I managed to find that $\phi(3n) = 3\phi(n) \implies 3|n$ via contradiction:

Suppose that 3 does not divide n. Then gcd(3, n)=1, because 3 is a prime. Which, in turn, implies that $\phi(3n) = \phi(3)\phi(n)$ since Euler's totient function is multiplicative.

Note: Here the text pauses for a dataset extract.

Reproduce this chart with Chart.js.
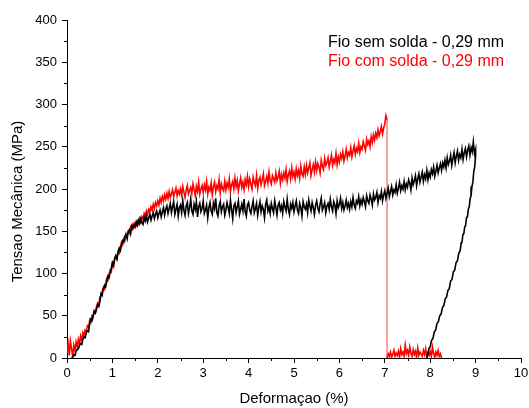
<!DOCTYPE html>
<html><head><meta charset="utf-8">
<script src="https://cdn.jsdelivr.net/npm/chart.js@4.4.0/dist/chart.umd.min.js"></script>
<style>html,body{margin:0;padding:0;background:#fff;}canvas{display:block;}</style>
</head><body>
<canvas id="c" width="529" height="408"></canvas>
<script>
// Shared strain grid (%), 0 .. 9 step 0.025
const strainGrid = [
0,0.025,0.05,0.075,0.1,0.125,0.15,0.175,0.2,0.225,
0.25,0.275,0.3,0.325,0.35,0.375,0.4,0.425,0.45,0.475,
0.5,0.525,0.55,0.575,0.6,0.625,0.65,0.675,0.7,0.725,
0.75,0.775,0.8,0.825,0.85,0.875,0.9,0.925,0.95,0.975,
1,1.025,1.05,1.075,1.1,1.125,1.15,1.175,1.2,1.225,
1.25,1.275,1.3,1.325,1.35,1.375,1.4,1.425,1.45,1.475,
1.5,1.525,1.55,1.575,1.6,1.625,1.65,1.675,1.7,1.725,
1.75,1.775,1.8,1.825,1.85,1.875,1.9,1.925,1.95,1.975,
2,2.025,2.05,2.075,2.1,2.125,2.15,2.175,2.2,2.225,
2.25,2.275,2.3,2.325,2.35,2.375,2.4,2.425,2.45,2.475,
2.5,2.525,2.55,2.575,2.6,2.625,2.65,2.675,2.7,2.725,
2.75,2.775,2.8,2.825,2.85,2.875,2.9,2.925,2.95,2.975,
3,3.025,3.05,3.075,3.1,3.125,3.15,3.175,3.2,3.225,
3.25,3.275,3.3,3.325,3.35,3.375,3.4,3.425,3.45,3.475,
3.5,3.525,3.55,3.575,3.6,3.625,3.65,3.675,3.7,3.725,
3.75,3.775,3.8,3.825,3.85,3.875,3.9,3.925,3.95,3.975,
4,4.025,4.05,4.075,4.1,4.125,4.15,4.175,4.2,4.225,
4.25,4.275,4.3,4.325,4.35,4.375,4.4,4.425,4.45,4.475,
4.5,4.525,4.55,4.575,4.6,4.625,4.65,4.675,4.7,4.725,
4.75,4.775,4.8,4.825,4.85,4.875,4.9,4.925,4.95,4.975,
5,5.025,5.05,5.075,5.1,5.125,5.15,5.175,5.2,5.225,
5.25,5.275,5.3,5.325,5.35,5.375,5.4,5.425,5.45,5.475,
5.5,5.525,5.55,5.575,5.6,5.625,5.65,5.675,5.7,5.725,
5.75,5.775,5.8,5.825,5.85,5.875,5.9,5.925,5.95,5.975,
6,6.025,6.05,6.075,6.1,6.125,6.15,6.175,6.2,6.225,
6.25,6.275,6.3,6.325,6.35,6.375,6.4,6.425,6.45,6.475,
6.5,6.525,6.55,6.575,6.6,6.625,6.65,6.675,6.7,6.725,
6.75,6.775,6.8,6.825,6.85,6.875,6.9,6.925,6.95,6.975,
7,7.025,7.05,7.075,7.1,7.125,7.15,7.175,7.2,7.225,
7.25,7.275,7.3,7.325,7.35,7.375,7.4,7.425,7.45,7.475,
7.5,7.525,7.55,7.575,7.6,7.625,7.65,7.675,7.7,7.725,
7.75,7.775,7.8,7.825,7.85,7.875,7.9,7.925,7.95,7.975,
8,8.025,8.05,8.075,8.1,8.125,8.15,8.175,8.2,8.225,
8.25,8.275,8.3,8.325,8.35,8.375,8.4,8.425,8.45,8.475,
8.5,8.525,8.55,8.575,8.6,8.625,8.65,8.675,8.7,8.725,
8.75,8.775,8.8,8.825,8.85,8.875,8.9,8.925,8.95,8.975,
9];

// Fio sem solda - loading (MPa), on strainGrid
const stressSemSolda = [
null,null,null,null,0,1,4,3,8,10,
11,15,17,16,22,25,24,30,32,31,
41,46,44,50,55,53,58,63,61,67,
76,74,82,86,84,90,97,95,101,106,
113,110,118,121,117,125,130,127,134,139,
137,144,146,141,150,152,147,156,153,158,
155,161,157,163,159,165,160,158,166,162,
168,161,166,170,163,168,172,165,170,174,
166,171,175,167,173,178,169,176,180,171,
177,183,172,179,185,170,176,182,168,178,
181,172,186,175,169,180,184,171,178,188,
174,170,182,176,185,167,179,183,173,177,
186,171,175,181,166,178,184,174,170,183,
177,189,172,168,180,185,173,179,182,169,
175,184,178,171,187,176,165,180,183,172,
179,186,170,176,182,174,188,173,168,181,
184,175,171,179,186,172,177,183,169,178,
185,173,180,176,166,182,187,174,179,171,
183,177,172,186,178,169,181,184,175,180,
171,185,179,174,188,176,170,182,177,184,
173,180,186,175,171,183,178,168,185,179,
176,182,172,187,180,174,184,178,170,181,
186,177,173,182,189,175,179,184,172,180,
183,176,188,179,174,185,181,171,186,178,
182,189,177,184,175,180,187,178,183,176,
185,179,190,181,177,186,183,191,180,187,
182,190,185,179,192,186,183,193,188,181,
194,187,190,196,184,192,189,197,186,193,
198,189,195,201,191,197,203,193,199,196,
205,195,201,208,198,204,200,209,199,206,
202,211,207,199,213,205,210,216,204,212,
218,208,214,220,209,217,212,222,211,219,
214,223,218,226,215,221,228,219,225,230,
222,231,226,234,225,237,229,233,240,228,
236,243,231,239,245,234,241,237,247,235,
243,248,238,246,251,240,249,244,256,242,
247];

// Fio sem solda - unloading
const unloadStrain = [9.00,8.98,8.96,8.94,8.92,8.90,8.88,8.86,8.84,8.82,8.80,8.78,8.76,8.74,8.72,8.70,8.68,8.66,8.63,8.60,8.57,8.54,8.51,8.48,8.45,8.42,8.39,8.36,8.33,8.30,8.27,8.24,8.21,8.18,8.15,8.12,8.09,8.06,8.03,8.00,7.97,7.95,7.93];
const unloadStress = [240,226,221,208,203,192,189,179,176,167,166,157,155,147,146,137,135,127,124,115,113,104,102,93,91,82,80,72,70,62,60,52,50,43,41,33,31,23,21,13,11,4,1];

// Fio com solda - loading (MPa), on strainGrid (0 .. 7.05)
const stressComSolda = [
6,17,3,20,11,2,15,9,19,13,
22,16,26,21,30,27,33,31,38,36,
45,42,50,48,56,54,61,65,63,72,
74,79,83,81,88,94,92,99,104,102,
111,108,116,121,118,126,124,131,137,134,
141,139,147,144,150,148,155,152,158,155,
160,157,162,159,165,161,167,164,171,168,
174,170,176,173,179,175,182,177,184,180,
186,181,189,184,191,186,193,188,195,189,
197,190,194,199,191,196,201,192,198,194,
200,193,203,196,190,199,204,194,198,202,
195,206,199,192,203,197,208,194,200,204,
196,205,199,209,194,202,198,207,193,203,
208,197,204,200,211,195,206,201,198,209,
199,207,202,212,197,205,209,200,213,203,
210,198,206,213,202,208,199,211,205,215,
203,212,206,200,214,208,204,216,201,210,
214,205,211,218,204,209,215,207,220,210,
206,216,212,208,219,210,214,221,207,217,
211,219,213,223,209,217,221,212,225,215,
220,212,224,216,222,213,227,218,215,226,
217,228,219,225,231,216,223,229,220,232,
222,230,226,219,234,227,223,236,228,231,
237,226,233,240,228,235,231,242,229,238,
232,241,236,244,233,239,247,237,243,240,
249,238,245,251,241,248,244,254,243,250,
247,256,251,246,259,253,257,250,262,255,
264,258,266,261,270,263,268,274,265,272,
277,287,282];

// Fio com solda - after rupture
const tailStrain = [
7.05,7.075,7.1,7.125,7.15,7.175,7.2,7.225,7.25,7.275,
7.3,7.325,7.35,7.375,7.4,7.425,7.45,7.475,7.5,7.525,
7.55,7.575,7.6,7.625,7.65,7.675,7.7,7.725,7.75,7.775,
7.8,7.825,7.85,7.875,7.9,7.925,7.95,7.975,8,8.025,
8.05,8.075,8.1,8.125,8.15,8.175,8.2,8.225,8.25];
const tailStress = [
0,5,2,7,1,4,9,2,6,3,
8,1,11,4,7,2,15,5,9,3,
13,6,2,10,4,8,1,12,3,7,
5,2,9,4,11,1,6,3,8,2,
13,5,1,7,3,9,2,5,0];

const labels = ['Fio sem solda - 0,29 mm', 'Fio com solda - 0,29 mm'];
const colors = ['#000000', '#ff0000'];

const blackData = [];
strainGrid.forEach((x,i)=>{ if(stressSemSolda[i]!==null && stressSemSolda[i]!==undefined) blackData.push({x:x,y:stressSemSolda[i]}); });
unloadStrain.forEach((x,i)=>blackData.push({x:x,y:unloadStress[i]}));
const redData = [];
stressComSolda.forEach((y,i)=>redData.push({x:strainGrid[i],y:y}));
tailStrain.forEach((x,i)=>redData.push({x:x,y:tailStress[i]}));

const FONT = 'Liberation Sans, Arial, Helvetica, sans-serif';
const isInt = v => Math.abs(v - Math.round(v)) < 1e-6;

const minorTicks = {
  id:'minorTicks',
  afterDraw(chart){
    const ctx=chart.ctx, xs=chart.scales.x, ys=chart.scales.y;
    ctx.save(); ctx.strokeStyle='#000'; ctx.lineWidth=1;
    xs.ticks.forEach(t=>{ if(!isInt(t.value)){ const px=Math.round(xs.getPixelForValue(t.value))+0.5; ctx.beginPath(); ctx.moveTo(px, xs.top); ctx.lineTo(px, xs.top+3); ctx.stroke(); }});
    ys.ticks.forEach(t=>{ if(Math.round(t.value)%50!==0){ const py=Math.round(ys.getPixelForValue(t.value))+0.5; ctx.beginPath(); ctx.moveTo(ys.right, py); ctx.lineTo(ys.right-3, py); ctx.stroke(); }});
    ctx.restore();
  }
};
const textLegend = {
  id:'textLegend',
  afterDraw(chart){
    const ctx=chart.ctx;
    ctx.save(); ctx.font='16px '+FONT; ctx.textBaseline='middle'; ctx.textAlign='left';
    chart.data.datasets.forEach((d,i)=>{ ctx.fillStyle=d.borderColor; ctx.fillText(d.label, 328, 43+i*19); });
    ctx.restore();
  }
};

new Chart(document.getElementById('c'), {
  type:'scatter',
  data:{datasets:[
    {label:labels[0], data:blackData, borderColor:colors[0], backgroundColor:colors[0], showLine:true, pointRadius:0, borderWidth:1.6, tension:0},
    {label:labels[1], data:redData, borderColor:colors[1], backgroundColor:colors[1], showLine:true, pointRadius:0, borderWidth:1.6, tension:0,
     segment:{
       borderColor:s=>(Math.abs(s.p0.parsed.x - s.p1.parsed.x) < 1e-9) ? 'rgba(255,0,0,0.5)' : undefined,
       borderWidth:s=>(Math.abs(s.p0.parsed.x - s.p1.parsed.x) < 1e-9) ? 1.5 : undefined
     }}
  ]},
  options:{
    responsive:false, animation:false,
    layout:{padding:{top:20,right:8,left:0,bottom:0}},
    plugins:{legend:{display:false}, tooltip:{enabled:false}},
    scales:{
      x:{type:'linear', min:0, max:10,
        ticks:{stepSize:0.5, autoSkip:false, maxRotation:0, padding:3, color:'#000', font:{family:FONT,size:13},
          callback:v=>isInt(v)?String(Math.round(v)):''},
        grid:{drawOnChartArea:false, drawTicks:true, tickLength:5, lineWidth:1,
          color:c=>(c.tick && isInt(c.tick.value))?'#000':'rgba(0,0,0,0)'},
        border:{display:true, color:'#000', width:1},
        title:{display:true, text:'Deformaçao (%)', color:'#000', font:{family:FONT,size:15}, padding:{top:0,bottom:0}},
        afterFit:s=>{s.height=50; s.paddingRight=0; s.paddingLeft=0;}
      },
      y:{min:0, max:400,
        ticks:{stepSize:25, autoSkip:false, padding:5, color:'#000', font:{family:FONT,size:13},
          callback:v=>(Math.round(v)%50===0)?String(Math.round(v)):''},
        grid:{drawOnChartArea:false, drawTicks:true, tickLength:5, lineWidth:1,
          color:c=>(c.tick && Math.round(c.tick.value)%50===0)?'#000':'rgba(0,0,0,0)'},
        border:{display:true, color:'#000', width:1},
        title:{display:true, text:'Tensao Mecânica (MPa)\u00a0\u00a0\u00a0\u00a0\u00a0\u00a0', color:'#000', font:{family:FONT,size:15}, padding:{top:9,bottom:0}},
        afterFit:s=>{s.width=67; s.paddingTop=0; s.paddingBottom=0;}
      }
    }
  },
  plugins:[minorTicks, textLegend]
});
</script>
</body></html>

Also, note that $\phi(3) = 2$.

However, by hypothesis, $\phi(3n) = 3\phi(n)$, therefore we arrive at the conclusion that $3\phi(n) = 2\phi(n)$

$\phi(n)>0, \forall n \implies 3=2$. Contradiction!

$\therefore 3|n $

However, I can't find my way back. I have tried writing n as $n=3^\alpha m$, where 3 does not divide m. Therefore, $3n = 3^{\alpha+1}m$, which implies that $\phi(3n) = (3^{\alpha+1}-3^\alpha)\phi(m)=3^\alpha(3-1)\phi(m)$ but that only takes me as far as $\phi(3n) = 2.3^\alpha \phi(m)$, and I see no way of progressing (or if that even is the right path).

Does anyone have any suggestions? (Also, it's my first post here, any feedback is very welcome!)